Je t’écris et te dis tu parce que je dis tu à tous ceux que j’aime, je dis tu à tous ceux qui s’aiment même si je ne les connais pas ; et je peux affirmer que toi l’auteur, Saul Bellow, et moi, la lectrice, nous nous aimons. Nous nous aimons de cet amour qui a pour centre ton roman Herzog. Je t’écris donc pour Herzog et comme lui, ton perdant magnifique, qui s’adresse à tous ceux qu’il ne connaît pas, personnages célèbres tels que Nietzsche ou Eisenhower (Cher Monsieur le Président, les règlements du fisc vont nous transformer en une nation de comptables) et à ceux qu’il pensait connaître et aimer, sa famille, ses amis, ses collègues de l’université et toutes ses relations humaines, je m’adresse à toi.

Cette lettre te faire part de mon amour pour ce personnage, pour cet homme :

Moses Herzog, né au Canada, issu d’une famille d’immigrés juifs, devenu professeur d’université à Chicago et qui assiste à la déchéance des capacités sensibles de ceux qui l’entourent  et entraînent avec eux les décombres de sa propre existence.

D’abord l’échec de son premier mariage, puis celui du deuxième avec Madeleine la femme adultère et celle par qui la crise arrive. Ensuite, la désillusion des amitiés, des relations humaines qu’ils soient collègues, avocats ou représentants de l’ordre public. Il y a bien sûr Ramona et ses talents sexuels mais n’est-ce pas un leurre pour l’homme vieillissant et toujours privé de sa fille, privé du merveilleux de l’enfance ?

Le dessein général de ton roman, si je l’ai bien compris Saul, est une longue réflexion philosophique et littéraire sur l’existence, la nôtre. On pense alors au temps de Marcel Proust à la journée d’une Virginia Woolf mais avec cet esprit juif corrosif et cet humour désabusé qui t’est propre.

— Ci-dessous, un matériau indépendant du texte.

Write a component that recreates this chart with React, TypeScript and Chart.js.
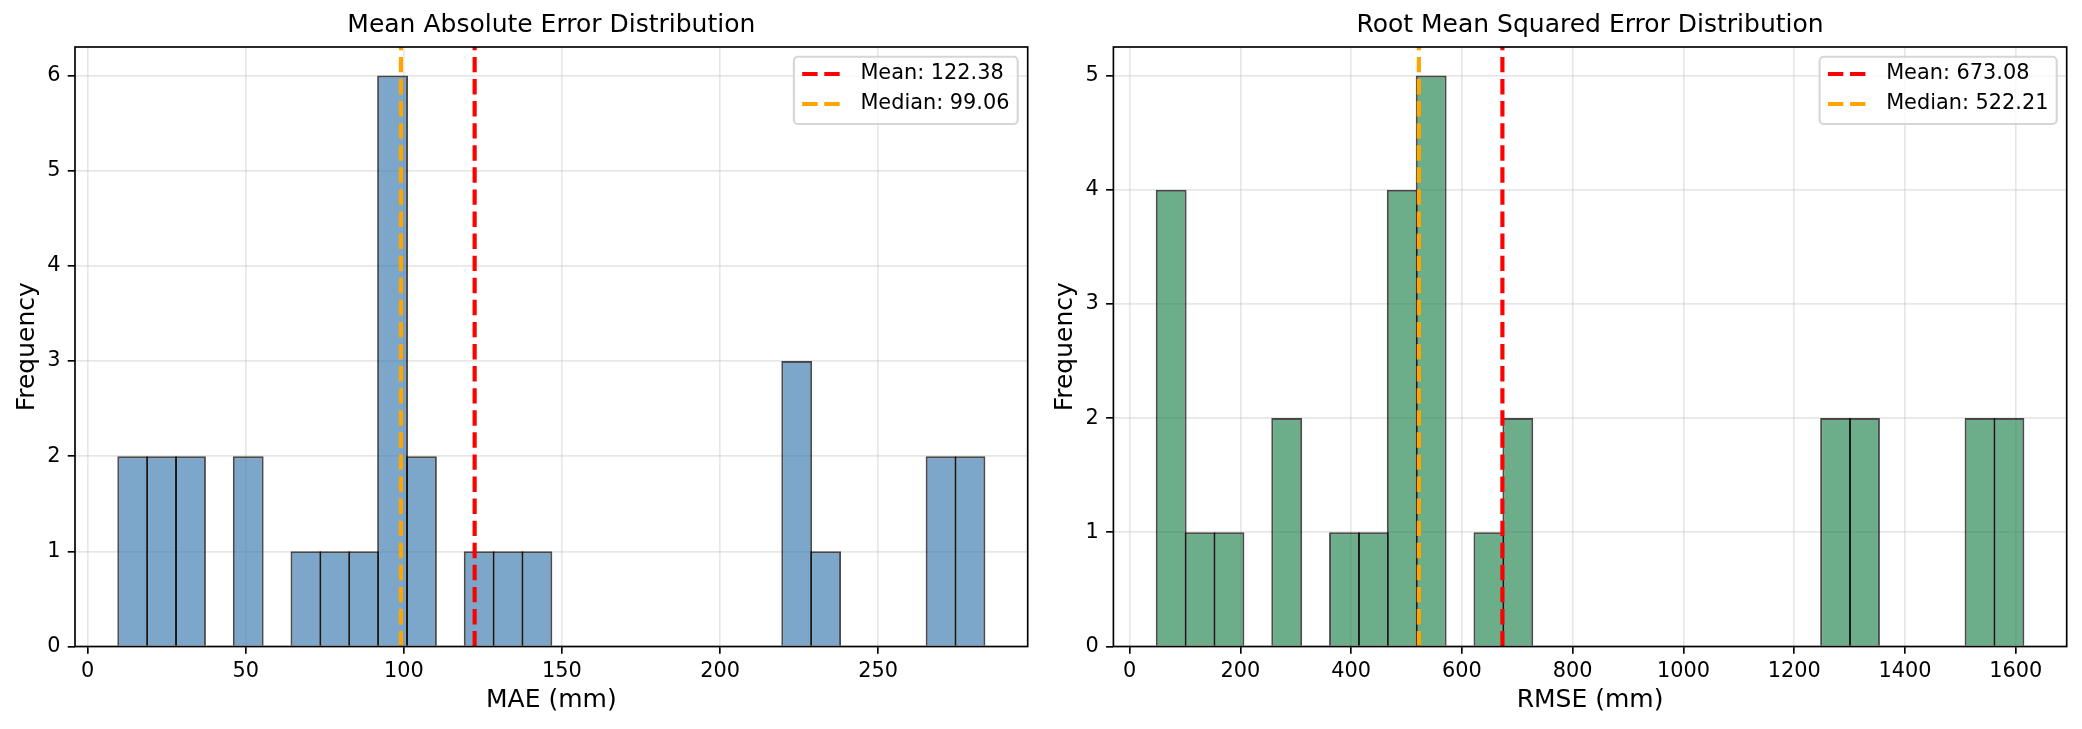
import React, { useEffect, useRef } from 'react';
import { Chart, registerables } from 'chart.js';

Chart.register(...registerables);

// ---------- data ----------
const maeTitle = 'Mean Absolute Error Distribution';
const maeXLabel = 'MAE (mm)';
const maeCounts = [2, 2, 2, 0, 2, 0, 1, 1, 1, 6, 2, 0, 1, 1, 1, 0, 0, 0, 0, 0, 0, 0, 0, 3, 1, 0, 0, 0, 2, 2];
const maeBinMin = 9.68;
const maeBinMax = 283.6;
const maeMean = 122.38;
const maeMedian = 99.06;
const maeXTicks = [0, 50, 100, 150, 200, 250];
const maeYTicks = [0, 1, 2, 3, 4, 5, 6];

const rmseTitle = 'Root Mean Squared Error Distribution';
const rmseXLabel = 'RMSE (mm)';
const rmseCounts = [4, 1, 1, 0, 2, 0, 1, 1, 4, 5, 0, 1, 2, 0, 0, 0, 0, 0, 0, 0, 0, 0, 0, 2, 2, 0, 0, 0, 2, 2];
const rmseBinMin = 48.8;
const rmseBinMax = 1613.9;
const rmseMean = 673.08;
const rmseMedian = 522.21;
const rmseXTicks = [0, 200, 400, 600, 800, 1000, 1200, 1400, 1600];
const rmseYTicks = [0, 1, 2, 3, 4, 5];

const yLabel = 'Frequency';

// ---------- styling ----------
const FONT = "'DejaVu Sans', 'Liberation Sans', sans-serif";
const PT = 150 / 72;
const W = 1041;
const H = 729;

const frameLegendPlugin = {
  id: 'frameLegend',
  afterDraw(chart: any) {
    const { ctx, chartArea: a } = chart;
    ctx.save();
    // spines
    ctx.strokeStyle = '#000';
    ctx.lineWidth = 0.8 * PT;
    ctx.setLineDash([]);
    ctx.strokeRect(a.left, a.top, a.right - a.left, a.bottom - a.top);

    // legend
    const items = chart.data.datasets
      .filter((d: any) => d.type === 'line')
      .map((d: any) => ({ label: d.label, color: d.borderColor, dash: d.borderDash, lw: d.borderWidth }));
    const fs = 10 * PT;
    ctx.font = `${fs}px ${FONT}`;
    const textW = Math.max(...items.map((i: any) => ctx.measureText(i.label).width));
    const bw = 66.5 + textW + 8.3;
    const bh = 67.3;
    const bx = a.right - 10 - bw;
    const by = a.top + 9.7;
    const r = 4;
    ctx.beginPath();
    ctx.moveTo(bx + r, by);
    ctx.lineTo(bx + bw - r, by);
    ctx.arcTo(bx + bw, by, bx + bw, by + r, r);
    ctx.lineTo(bx + bw, by + bh - r);
    ctx.arcTo(bx + bw, by + bh, bx + bw - r, by + bh, r);
    ctx.lineTo(bx + r, by + bh);
    ctx.arcTo(bx, by + bh, bx, by + bh - r, r);
    ctx.lineTo(bx, by + r);
    ctx.arcTo(bx, by, bx + r, by, r);
    ctx.closePath();
    ctx.fillStyle = 'rgba(255,255,255,0.8)';
    ctx.fill();
    ctx.strokeStyle = 'rgba(204,204,204,0.8)';
    ctx.lineWidth = 1 * PT;
    ctx.stroke();

    items.forEach((it: any, k: number) => {
      const y = by + 17.3 + k * 30;
      ctx.beginPath();
      ctx.setLineDash(it.dash);
      ctx.lineDashOffset = 0;
      ctx.strokeStyle = it.color;
      ctx.lineWidth = it.lw;
      ctx.moveTo(bx + 8.3, y);
      ctx.lineTo(bx + 8.3 + 41.6, y);
      ctx.stroke();
      ctx.setLineDash([]);
      ctx.fillStyle = '#000';
      ctx.textAlign = 'left';
      ctx.textBaseline = 'middle';
      ctx.fillText(it.label, bx + 66.5, y);
    });
    ctx.restore();
  },
};

function buildConfig(opts: {
  title: string;
  xLabel: string;
  counts: number[];
  binMin: number;
  binMax: number;
  mean: number;
  median: number;
  xTicks: number[];
  yTicks: number[];
  fill: string;
  yAxisWidth: number;
  rightPad: number;
  yTitlePad: number;
}) {
  const n = opts.counts.length;
  const bw = (opts.binMax - opts.binMin) / n;
  const bars = opts.counts.map((c, i) => ({ x: opts.binMin + bw * (i + 0.5), y: c }));
  const span = opts.binMax - opts.binMin;
  const xMin = opts.binMin - 0.05 * span;
  const xMax = opts.binMax + 0.05 * span;
  const yMax = Math.max(...opts.counts) * 1.05;
  const plotW = W - opts.rightPad - opts.yAxisWidth;
  const binPx = (bw / (xMax - xMin)) * plotW;
  const edge = 2;
  const dash = [3.7 * 2 * PT, 1.6 * 2 * PT];
  const lw = 2 * PT;

  const gridOpts = {
    color: 'rgba(176,176,176,0.3)',
    lineWidth: 0.8 * PT,
    drawTicks: true,
    offset: false,
    tickLength: 3.5 * PT,
    tickColor: '#000',
    tickWidth: 0.8 * PT,
  };

  return {
    type: 'bar',
    data: {
      datasets: [
        {
          type: 'line',
          label: `Mean: ${opts.mean.toFixed(2)}`,
          data: [{ x: opts.mean, y: 0 }, { x: opts.mean, y: yMax }],
          borderColor: 'rgb(255,0,0)',
          borderWidth: lw,
          borderDash: dash,
          pointRadius: 0,
          order: 1,
        },
        {
          type: 'line',
          label: `Median: ${opts.median.toFixed(2)}`,
          data: [{ x: opts.median, y: 0 }, { x: opts.median, y: yMax }],
          borderColor: 'rgb(255,165,0)',
          borderWidth: lw,
          borderDash: dash,
          pointRadius: 0,
          order: 0,
        },
        {
          type: 'bar',
          label: 'counts',
          data: bars,
          backgroundColor: opts.fill,
          borderColor: 'rgba(0,0,0,0.7)',
          borderWidth: (c: any) => (c.raw && c.raw.y > 0 ? edge : 0),
          borderSkipped: 'start',
          barPercentage: (binPx + edge) / binPx,
          categoryPercentage: 1,
          order: 2,
        },
      ],
    },
    options: {
      responsive: false,
      animation: false,
      devicePixelRatio: 1,
      layout: { padding: { left: 0, right: opts.rightPad, top: 0, bottom: 0 } },
      plugins: {
        legend: { display: false },
        tooltip: { enabled: false },
        title: {
          display: true,
          text: opts.title,
          color: '#000',
          fullSize: false,
          font: { size: 12 * PT, weight: 'normal', family: FONT, lineHeight: 1.2 },
          padding: { top: 10.4, bottom: 6.6 },
        },
      },
      scales: {
        x: {
          type: 'linear',
          min: xMin,
          max: xMax,
          offset: false,
          afterBuildTicks: (s: any) => {
            s.ticks = opts.xTicks.map((v) => ({ value: v }));
          },
          afterFit: (s: any) => {
            s.height = 82.5;
          },
          border: { display: false },
          grid: gridOpts,
          ticks: {
            color: '#000',
            padding: 5.7,
            maxRotation: 0,
            autoSkip: false,
            font: { size: 10 * PT, family: FONT },
            callback: (v: any) => String(v),
          },
          title: {
            display: true,
            text: opts.xLabel,
            color: '#000',
            font: { size: 12 * PT, family: FONT, lineHeight: 1.2 },
            padding: { top: 4, bottom: 13.4 },
          },
        },
        y: {
          type: 'linear',
          min: 0,
          max: yMax,
          afterBuildTicks: (s: any) => {
            s.ticks = opts.yTicks.map((v) => ({ value: v }));
          },
          afterFit: (s: any) => {
            s.width = opts.yAxisWidth;
          },
          border: { display: false },
          grid: gridOpts,
          ticks: {
            color: '#000',
            padding: 3.5 * PT,
            autoSkip: false,
            font: { size: 10 * PT, family: FONT },
            callback: (v: any) => String(v),
          },
          title: {
            display: true,
            text: yLabel,
            color: '#000',
            font: { size: 12 * PT, family: FONT, lineHeight: 1.2 },
            padding: { top: opts.yTitlePad, bottom: 4 },
          },
        },
      },
    },
    plugins: [frameLegendPlugin],
  } as any;
}

export default function App() {
  const leftRef = useRef<HTMLCanvasElement>(null);
  const rightRef = useRef<HTMLCanvasElement>(null);

  useEffect(() => {
    const c1 = new Chart(
      leftRef.current as HTMLCanvasElement,
      buildConfig({
        title: maeTitle,
        xLabel: maeXLabel,
        counts: maeCounts,
        binMin: maeBinMin,
        binMax: maeBinMax,
        mean: maeMean,
        median: maeMedian,
        xTicks: maeXTicks,
        yTicks: maeYTicks,
        fill: 'rgba(70,130,180,0.7)',
        yAxisWidth: 75,
        rightPad: 13.3,
        yTitlePad: 12.6,
      })
    );
    const c2 = new Chart(
      rightRef.current as HTMLCanvasElement,
      buildConfig({
        title: rmseTitle,
        xLabel: rmseXLabel,
        counts: rmseCounts,
        binMin: rmseBinMin,
        binMax: rmseBinMax,
        mean: rmseMean,
        median: rmseMedian,
        xTicks: rmseXTicks,
        yTicks: rmseYTicks,
        fill: 'rgba(46,139,87,0.7)',
        yAxisWidth: 72.4,
        rightPad: 15.3,
        yTitlePad: 9.6,
      })
    );
    return () => {
      c1.destroy();
      c2.destroy();
    };
  }, []);

  return (
    <div
      style={{
        position: 'absolute',
        left: 0,
        top: 0,
        width: 2082,
        height: H,
        background: '#fff',
        display: 'flex',
      }}
    >
      <canvas ref={leftRef} width={W} height={H} style={{ width: W, height: H, display: 'block' }} />
      <canvas ref={rightRef} width={W} height={H} style={{ width: W, height: H, display: 'block' }} />
    </div>
  );
}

Souvent ridicules, les intentions de ton héros pour s’extirper du néant, sont vouées à l’échec comme l’est toute vie. Herzog pose des questions, il n’obtient pas de réponses.

Où sont les réponses ? Voilà ce qui pourrait être la question centrale de la première partie du roman. Puis, la question obsédante d’Herzog chemine, mue et se déploie vers un absolu, une vérité : tout est perdu d’avance.

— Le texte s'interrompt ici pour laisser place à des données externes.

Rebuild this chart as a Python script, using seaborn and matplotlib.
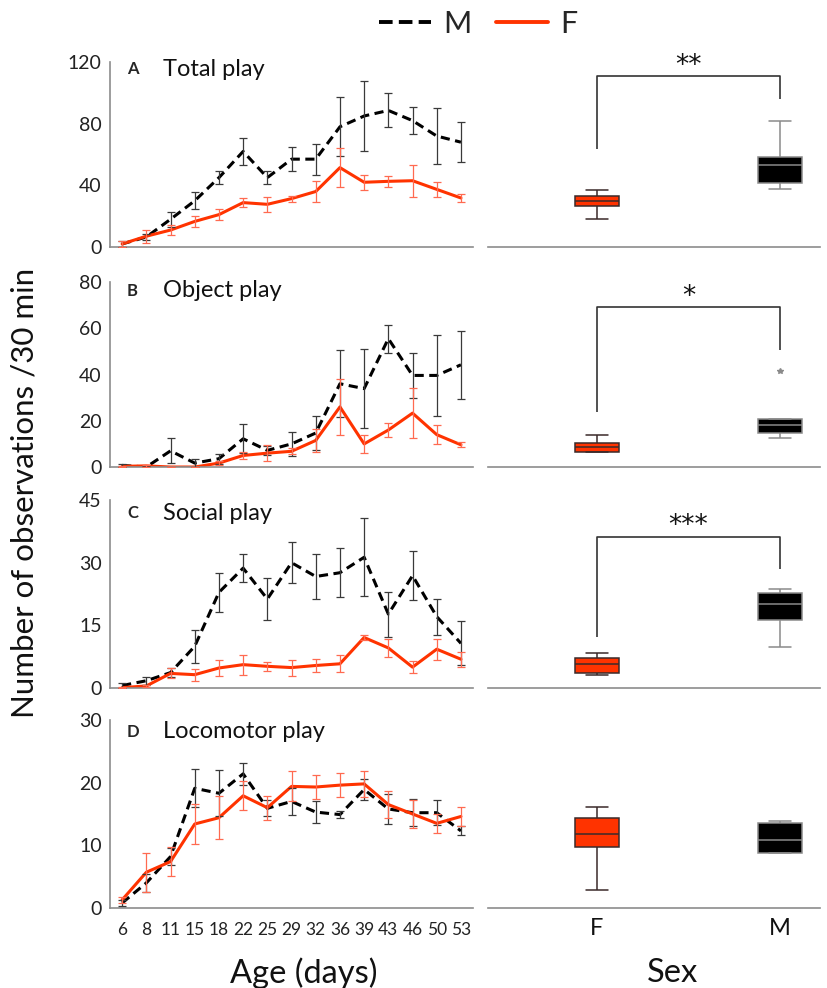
import numpy as np
import pandas as pd
import seaborn as sns
import matplotlib.pyplot as plt
from matplotlib.lines import Line2D

# ---------------- data ----------------
ages = [6, 8, 11, 15, 18, 22, 25, 29, 32, 36, 39, 43, 46, 50, 53]

total_M = [2, 6.5, 18, 30, 45, 62, 45, 57, 57, 78, 85, 88.6, 82, 72, 68]
total_M_err = [2, 2, 5, 5.5, 4, 9, 4, 8, 10, 19, 23, 11, 9, 18, 13]
total_F = [2, 7, 11, 16.6, 21, 28.8, 27.7, 31.4, 36, 51.5, 42, 42.6, 43, 37.4, 31.8]
total_F_err = [2, 4.3, 3.4, 3.5, 3.8, 3, 5, 2, 7, 12.5, 5, 3.6, 10.5, 5, 2.3]

object_M = [0.7, 0, 7, 1.7, 3.6, 12.2, 7.2, 10, 14.7, 36, 33.9, 55.5, 39.6, 39.6, 44.2]
object_M_err = [0.7, 0.3, 5.4, 1.6, 2.2, 6.3, 2, 5.3, 7.3, 14.4, 17, 6, 9.8, 17.6, 14.8]
object_F = [0.3, 0.5, 0, 0, 1.7, 5, 6, 6.8, 11.5, 26, 10, 16, 23.3, 14, 9.6]
object_F_err = [0.3, 0.5, 0, 0, 0.7, 1.5, 3.6, 1.3, 5, 12, 4, 2.9, 10.8, 4, 1.1]

social_M = [0.6, 1.75, 3.7, 10, 22.9, 28.7, 21.3, 30, 26.7, 27.6, 31.3, 17.7, 26.9, 17.1, 10.7]
social_M_err = [0.5, 1, 1, 4, 4.6, 3.3, 5, 4.9, 5.4, 5.9, 9.3, 5.4, 5.9, 4.3, 5.3]
social_F = [0.1, 0.5, 3.5, 3.2, 4.8, 5.6, 5.2, 4.9, 5.4, 5.8, 12.1, 9.6, 5, 9.3, 6.9]
social_F_err = [0.1, 0.3, 1.2, 1.4, 2, 2.4, 1.1, 1.9, 1.6, 2, 0.6, 2.2, 1.4, 2.5, 1.8]

loco_M = [0.8, 4, 8.2, 19.1, 18.3, 21.4, 15.9, 17, 15.3, 14.9, 18.9, 15.8, 15.2, 15.2, 12.3]
loco_M_err = [0.5, 1.4, 1.4, 3, 3.7, 1.8, 1.3, 2.1, 1.7, 0.6, 1.6, 2.4, 2.2, 2, 0.7]
loco_F = [1.3, 5.7, 7.4, 13.4, 14.4, 17.9, 16, 19.4, 19.3, 19.6, 19.8, 16.5, 15, 13.5, 14.6]
loco_F_err = [0.5, 3.1, 2.3, 3.2, 3.4, 2.3, 1.9, 2.4, 1.9, 1.9, 2.1, 2.2, 2.2, 1.5, 1.5]

# box plot five-number summaries: [min, q1, median, q3, max]
sexes = ["F", "M"]
box_total_F = [18.2, 26.8, 30, 33.3, 37]
box_total_M = [37.4, 41.3, 53.2, 58.2, 82]
box_object_F = [6.5, 6.5, 8.6, 10.5, 13.7]
box_object_M = [12.7, 14.7, 18, 20.9, 20.9]
object_M_outlier = [41.5]
box_social_F = [3.2, 3.6, 5.8, 7.3, 8.4]
box_social_M = [9.9, 16.2, 20.1, 22.7, 23.7]
box_loco_F = [2.8, 9.7, 11.8, 14.4, 16.1]
box_loco_M = [8.7, 8.8, 10.8, 13.6, 13.8]

# significance brackets: [F leg bottom, bracket top, M leg bottom], label
sig_total = [63.6, 111, 95.8]
sig_object = [23.8, 69, 50.7]
sig_social = [12.3, 36.2, 28.5]
sig_labels = ["**", "*", "***", None]

titles = ["Total play", "Object play", "Social play", "Locomotor play"]
letters = ["A", "B", "C", "D"]
ymax = [120, 80, 45, 30]
yticks = [[0, 40, 80, 120], [0, 20, 40, 60, 80], [0, 15, 30, 45], [0, 10, 20, 30]]

# ---------------- style ----------------
RED = "#FF3300"
SPINE = "#8c8c8c"
sns.set_theme(style="white")
plt.rcParams["font.family"] = ["Lato", "DejaVu Sans"]

fig = plt.figure(figsize=(8.28, 9.88), dpi=100)

row_bounds = [(0.7500, 0.1872), (0.5273, 0.1873), (0.3036, 0.1903), (0.0810, 0.1903)]
title_y = [0.962, 0.953, 0.93, 0.938]

line_sets = [
    (total_M, total_M_err, total_F, total_F_err),
    (object_M, object_M_err, object_F, object_F_err),
    (social_M, social_M_err, social_F, social_F_err),
    (loco_M, loco_M_err, loco_F, loco_F_err),
]
box_sets = [
    (box_total_F, box_total_M),
    (box_object_F, box_object_M),
    (box_social_F, box_social_M),
    (box_loco_F, box_loco_M),
]
sig_sets = [sig_total, sig_object, sig_social, None]

pos = np.arange(len(ages))

for i in range(4):
    bottom, h = row_bounds[i]
    m, me, f, fe = line_sets[i]

    # ---------- line panel ----------
    axL = fig.add_axes([0.1329, bottom, 0.4384, h])
    df = pd.DataFrame({
        "pos": np.concatenate([pos, pos]),
        "val": m + f,
        "sex": ["M"] * len(ages) + ["F"] * len(ages),
    })
    sns.lineplot(data=df, x="pos", y="val", hue="sex", style="sex",
                 hue_order=["M", "F"], style_order=["M", "F"],
                 palette={"M": "black", "F": RED},
                 dashes={"M": (3, 1.8), "F": ""},
                 linewidth=2.2, legend=False, ax=axL)
    axL.errorbar(pos, m, yerr=me, fmt="none", ecolor="#3a3a3a",
                 elinewidth=0.9, capsize=2.6, capthick=0.9, zorder=3)
    axL.errorbar(pos, f, yerr=fe, fmt="none", ecolor="#FF6a50",
                 elinewidth=0.9, capsize=2.6, capthick=0.9, zorder=3)
    axL.set_xlim(-0.5, len(ages) - 0.5)
    axL.set_ylim(0, ymax[i])
    axL.set_yticks(yticks[i])
    axL.set_xticks(pos)
    if i == 3:
        axL.set_xticklabels([str(a) for a in ages])
    else:
        axL.tick_params(labelbottom=False)
    axL.tick_params(axis="both", length=0, colors="#222222")
    axL.tick_params(axis="y", labelsize=14, pad=6)
    axL.tick_params(axis="x", labelsize=12.5, pad=10)
    axL.set_xlabel("")
    axL.set_ylabel("")
    for s in ["top", "right"]:
        axL.spines[s].set_visible(False)
    for s in ["left", "bottom"]:
        axL.spines[s].set_color(SPINE)
        axL.spines[s].set_linewidth(1.2)
    axL.text(0.047, title_y[i], letters[i], transform=axL.transAxes,
             fontsize=12, fontweight="bold", va="center", ha="left")
    axL.text(0.146, title_y[i], titles[i], transform=axL.transAxes,
             fontsize=17, va="center", ha="left", color="#111111")

    # ---------- box panel ----------
    axR = fig.add_axes([0.5894, bottom, 0.401, h])
    bF, bM = box_sets[i]
    dF = pd.DataFrame({"sex": ["F"] * len(bF), "val": bF})
    dM = pd.DataFrame({"sex": ["M"] * len(bM), "val": bM})
    sns.boxplot(data=dF, x="sex", y="val", order=sexes, color=RED,
                linecolor="#3a2a2a", saturation=1, whis=(0, 100),
                width=0.245, linewidth=1.1, ax=axR)
    sns.boxplot(data=dM, x="sex", y="val", order=sexes, color="black",
                linecolor="#8a8a8a", saturation=1, whis=(0, 100),
                width=0.245, linewidth=1.1, ax=axR)
    if i == 1:
        axR.plot([sexes.index("M")] * len(object_M_outlier), object_M_outlier,
                 linestyle="none", marker="*", color="#8a8a8a", markersize=4)
    sig = sig_sets[i]
    if sig is not None:
        iF, iM = sexes.index("F"), sexes.index("M")
        axR.plot([iF, iF, iM, iM], [sig[0], sig[1], sig[1], sig[2]],
                 color="#333333", linewidth=1.2, solid_capstyle="butt")
        axR.annotate(sig_labels[i], xy=((iF + iM) / 2, sig[1]),
                     xytext=(0, 7.5), textcoords="offset points",
                     ha="center", va="center", fontsize=19,
                     family=["DejaVu Sans"], color="#111111")
    axR.set_xlim(-0.596, 1.219)
    axR.set_ylim(0, ymax[i])
    axR.set_yticks([])
    axR.set_xlabel("")
    axR.set_ylabel("")
    axR.tick_params(axis="x", length=0, labelsize=17, pad=7, colors="#111111")
    if i != 3:
        axR.tick_params(labelbottom=False)
    for s in ["top", "right", "left"]:
        axR.spines[s].set_visible(False)
    axR.spines["bottom"].set_color(SPINE)
    axR.spines["bottom"].set_linewidth(1.2)

# ---------- figure texts ----------
fig.text(304 / 828, 1 - 973 / 988, "Age (days)", ha="center", va="center",
         fontsize=23.5, color="#111111")
fig.text(672 / 828, 1 - 973 / 988, "Sex", ha="center", va="center",
         fontsize=23.5, color="#111111")
fig.text(25 / 828, 1 - 493 / 988, "Number of observations /30 min",
         rotation=90, ha="center", va="center", fontsize=22.5, color="#111111")

handles = [
    Line2D([], [], color="black", linewidth=2.8, dashes=(3.5, 1.6)),
    Line2D([], [], color=RED, linewidth=2.8),
]
fig.legend(handles, ["M", "F"], loc="center",
           bbox_to_anchor=(478 / 828, 1 - 24 / 988), ncol=2, frameon=False,
           fontsize=22, handlelength=1.7, handletextpad=0.4,
           columnspacing=0.8)

fig.savefig("out.png", dpi=100)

Cependant, il y a une maison dans la campagne du Massachussetts, un abri aussi ruiné que ton héros, mais qui possède au sein même de cette ruine la poésie des choses, le murmure des feuilles dans la rue de l’été et de vieux livres.

Tu as peint la fresque individuelle d’un homme, Moses Herzog, et avec lui tu as fait le portrait de la société entière, celle des années soixante en Amérique. C’était quelques années avant ma naissance Saul, pourtant tes mots résonnent avec force aujourd’hui et ici : « pour parler plus clairement les objectifs nationaux comportent de nos jours la fabrication de produits qui ne sont en rien essentiels à la vie humaine, mais qui sont vitaux pour la survivance du pays. Parce que nous sommes tous aspirés aujourd’hui par ce phénomène du Produit Brut National, nous sommes contraints d’accepter le caractère sacré de certaines absurdités ou mensonges dont les grands prêtres étaient il n’y a pas si longtemps encore de simples camelots et des personnages dérisoires : des vendeurs d’huile et de serpents. D’un autre côté, il y a plus de « vie privée » aujourd’hui qu’il y a un siècle, quand la journée de travail durait quatorze heures. Tout ce problème est de la plus haute importance puisqu’il est mêlé à l’invasion de la sphère privée (y compris sexuelle) par des techniques d’exploitation et de domination. »

Autant dire que comme ton Moses Herzog on voudrait faire tout notre possible pour améliorer cette condition humaine et on finit par avaler un somnifère. Au matin, on échafaude une évasion pour fuir cette condition et on se fait une tartine beurrée. On se ment parce que c’est l’unique façon de poursuivre la réalité.

Tu as écrit un grand livre Saul, je te dois beaucoup. Ton Herzog, sans artifice, mal protégé, vivant un cirque, un combat de gladiateurs ou des formes plus banales de distraction, c’est nous tous, couronnés d’incertitudes et de défauts.

Moses Herzog, c’est moi.

Adieu Saul, mille baisers à toi, à Moses, à Madeleine, Wanda, Ramona, Nachman et aussi tante Zipporah. Mille baisers à tous ceux qui chutent.